To do
Copy all lines below exactly as written. Leave pictures out.

## START Data extract

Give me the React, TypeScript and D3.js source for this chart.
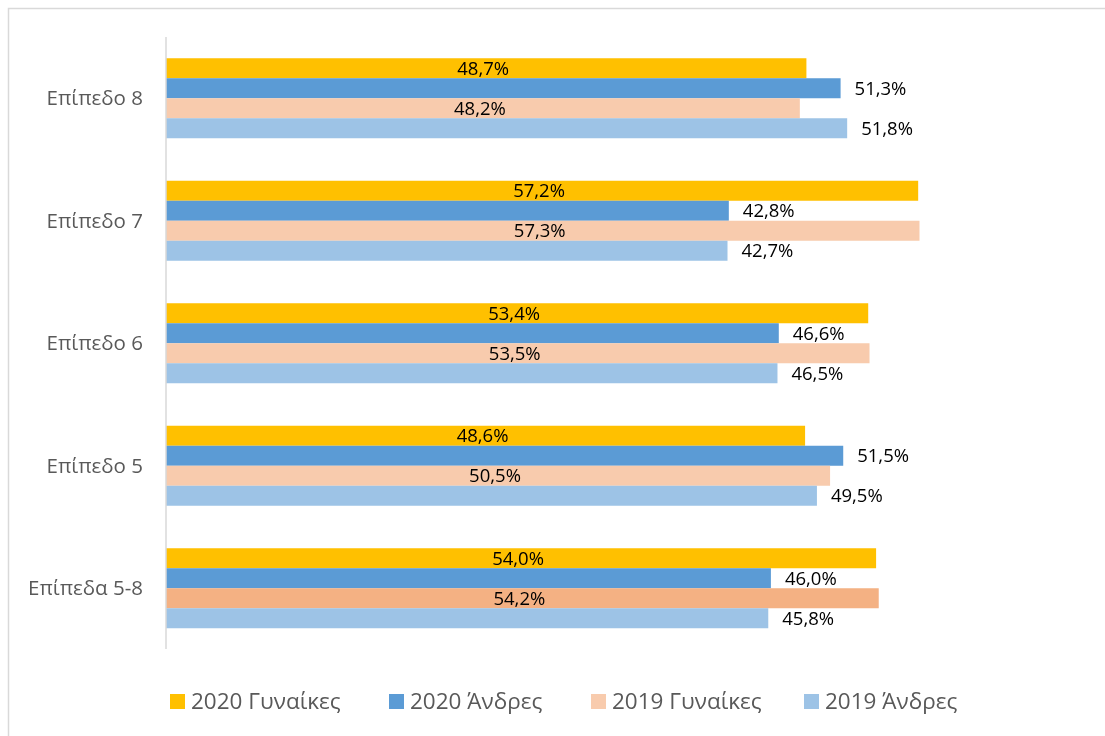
import { useEffect, useRef } from 'react';
import * as d3 from 'd3';

const categories = ['Επίπεδο 8', 'Επίπεδο 7', 'Επίπεδο 6', 'Επίπεδο 5', 'Επίπεδα 5-8'];
const seriesNames = ['2020 Γυναίκες', '2020 Άνδρες', '2019 Γυναίκες', '2019 Άνδρες'];
const women2020 = [48.7, 57.2, 53.4, 48.6, 54.0];
const men2020 = [51.3, 42.8, 46.6, 51.5, 46.0];
const women2019 = [48.2, 57.3, 53.5, 50.5, 54.2];
const men2019 = [51.8, 42.7, 46.5, 49.5, 45.8];
const colors = ['#FFC000', '#5B9BD5', '#F8CBAD', '#9DC3E6'];
const highlightColor = '#F4B183';

const FONT = "'Open Sans', sans-serif";

export default function App() {
  const svgRef = useRef<SVGSVGElement>(null);

  useEffect(() => {
    if (!svgRef.current) return;
    const svg = d3.select(svgRef.current);
    svg.selectAll('*').remove();

    const series = [women2020, men2020, women2019, men2019];

    // outer frame (only top and left edges are visible)
    svg
      .append('path')
      .attr('d', 'M8.5,740 V8.5 H1110')
      .attr('fill', 'none')
      .attr('stroke', '#d9d9d9')
      .attr('stroke-width', 1.5);

    const x = d3.scaleLinear().domain([0, 60]).range([166, 166 + 60 * 13.15]);
    const y = d3.scaleBand<string>().domain(categories).range([37, 649.5]).padding(0);
    const bw = y.bandwidth();
    const inner = d3
      .scaleBand<number>()
      .domain([0, 1, 2, 3])
      .range([bw / 2 - 40, bw / 2 + 40]);

    const fmt = (v: number) => v.toFixed(1).replace('.', ',') + '%';

    categories.forEach((cat, ci) => {
      const g = svg.append('g').attr('transform', `translate(0,${y(cat)})`);
      series.forEach((vals, si) => {
        const v = vals[ci];
        const fill = si === 2 && ci === categories.length - 1 ? highlightColor : colors[si];
        g.append('rect')
          .attr('x', x(0))
          .attr('y', inner(si)!)
          .attr('width', x(v) - x(0))
          .attr('height', inner.bandwidth())
          .attr('fill', fill);
        const isWomen = si === 0 || si === 2;
        g.append('text')
          .attr('x', isWomen ? (x(0) + x(v)) / 2 - 3 : x(v) + 14)
          .attr('y', inner(si)! + inner.bandwidth() / 2)
          .attr('dy', '0.35em')
          .attr('text-anchor', isWomen ? 'middle' : 'start')
          .attr('font-family', FONT)
          .attr('font-size', 18.5)
          .attr('fill', '#000')
          .text(fmt(v));
      });
      g.append('text')
        .attr('x', 143)
        .attr('y', bw / 2)
        .attr('dy', '0.35em')
        .attr('text-anchor', 'end')
        .attr('font-family', FONT)
        .attr('font-size', 20.5)
        .attr('fill', '#595959')
        .text(cat);
    });

    // vertical axis line
    svg
      .append('line')
      .attr('x1', x(0))
      .attr('x2', x(0))
      .attr('y1', 37)
      .attr('y2', 649)
      .attr('stroke', '#d9d9d9')
      .attr('stroke-width', 1.5);

    // legend
    const legendX = [170, 389, 591, 804];
    seriesNames.forEach((name, i) => {
      const lg = svg.append('g').attr('transform', `translate(${legendX[i]},701)`);
      lg.append('rect').attr('x', 0).attr('y', -7).attr('width', 15).attr('height', 15).attr('fill', colors[i]);
      lg.append('text')
        .attr('x', 21)
        .attr('y', 0)
        .attr('dy', '0.35em')
        .attr('font-family', FONT)
        .attr('font-size', 22.5)
        .attr('fill', '#595959')
        .text(name);
    });
  }, []);

  return (
    <svg
      ref={svgRef}
      width={1105}
      height={736}
      style={{ display: 'block', position: 'fixed', left: 0, top: 0 }}
    />
  );
}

## END Data extract

Response
Give me the React, TypeScript and D3.js source for this chart.
import { useEffect, useRef } from 'react';
import * as d3 from 'd3';

const categories = ['Επίπεδο 8', 'Επίπεδο 7', 'Επίπεδο 6', 'Επίπεδο 5', 'Επίπεδα 5-8'];
const seriesNames = ['2020 Γυναίκες', '2020 Άνδρες', '2019 Γυναίκες', '2019 Άνδρες'];
const women2020 = [48.7, 57.2, 53.4, 48.6, 54.0];
const men2020 = [51.3, 42.8, 46.6, 51.5, 46.0];
const women2019 = [48.2, 57.3, 53.5, 50.5, 54.2];
const men2019 = [51.8, 42.7, 46.5, 49.5, 45.8];
const colors = ['#FFC000', '#5B9BD5', '#F8CBAD', '#9DC3E6'];
const highlightColor = '#F4B183';

const FONT = "'Open Sans', sans-serif";

export default function App() {
  const svgRef = useRef<SVGSVGElement>(null);

  useEffect(() => {
    if (!svgRef.current) return;
    const svg = d3.select(svgRef.current);
    svg.selectAll('*').remove();

    const series = [women2020, men2020, women2019, men2019];

    // outer frame (only top and left edges are visible)
    svg
      .append('path')
      .attr('d', 'M8.5,740 V8.5 H1110')
      .attr('fill', 'none')
      .attr('stroke', '#d9d9d9')
      .attr('stroke-width', 1.5);

    const x = d3.scaleLinear().domain([0, 60]).range([166, 166 + 60 * 13.15]);
    const y = d3.scaleBand<string>().domain(categories).range([37, 649.5]).padding(0);
    const bw = y.bandwidth();
    const inner = d3
      .scaleBand<number>()
      .domain([0, 1, 2, 3])
      .range([bw / 2 - 40, bw / 2 + 40]);

    const fmt = (v: number) => v.toFixed(1).replace('.', ',') + '%';

    categories.forEach((cat, ci) => {
      const g = svg.append('g').attr('transform', `translate(0,${y(cat)})`);
      series.forEach((vals, si) => {
        const v = vals[ci];
        const fill = si === 2 && ci === categories.length - 1 ? highlightColor : colors[si];
        g.append('rect')
          .attr('x', x(0))
          .attr('y', inner(si)!)
          .attr('width', x(v) - x(0))
          .attr('height', inner.bandwidth())
          .attr('fill', fill);
        const isWomen = si === 0 || si === 2;
        g.append('text')
          .attr('x', isWomen ? (x(0) + x(v)) / 2 - 3 : x(v) + 14)
          .attr('y', inner(si)! + inner.bandwidth() / 2)
          .attr('dy', '0.35em')
          .attr('text-anchor', isWomen ? 'middle' : 'start')
          .attr('font-family', FONT)
          .attr('font-size', 18.5)
          .attr('fill', '#000')
          .text(fmt(v));
      });
      g.append('text')
        .attr('x', 143)
        .attr('y', bw / 2)
        .attr('dy', '0.35em')
        .attr('text-anchor', 'end')
        .attr('font-family', FONT)
        .attr('font-size', 20.5)
        .attr('fill', '#595959')
        .text(cat);
    });

    // vertical axis line
    svg
      .append('line')
      .attr('x1', x(0))
      .attr('x2', x(0))
      .attr('y1', 37)
      .attr('y2', 649)
      .attr('stroke', '#d9d9d9')
      .attr('stroke-width', 1.5);

    // legend
    const legendX = [170, 389, 591, 804];
    seriesNames.forEach((name, i) => {
      const lg = svg.append('g').attr('transform', `translate(${legendX[i]},701)`);
      lg.append('rect').attr('x', 0).attr('y', -7).attr('width', 15).attr('height', 15).attr('fill', colors[i]);
      lg.append('text')
        .attr('x', 21)
        .attr('y', 0)
        .attr('dy', '0.35em')
        .attr('font-family', FONT)
        .attr('font-size', 22.5)
        .attr('fill', '#595959')
        .text(name);
    });
  }, []);

  return (
    <svg
      ref={svgRef}
      width={1105}
      height={736}
      style={{ display: 'block', position: 'fixed', left: 0, top: 0 }}
    />
  );
}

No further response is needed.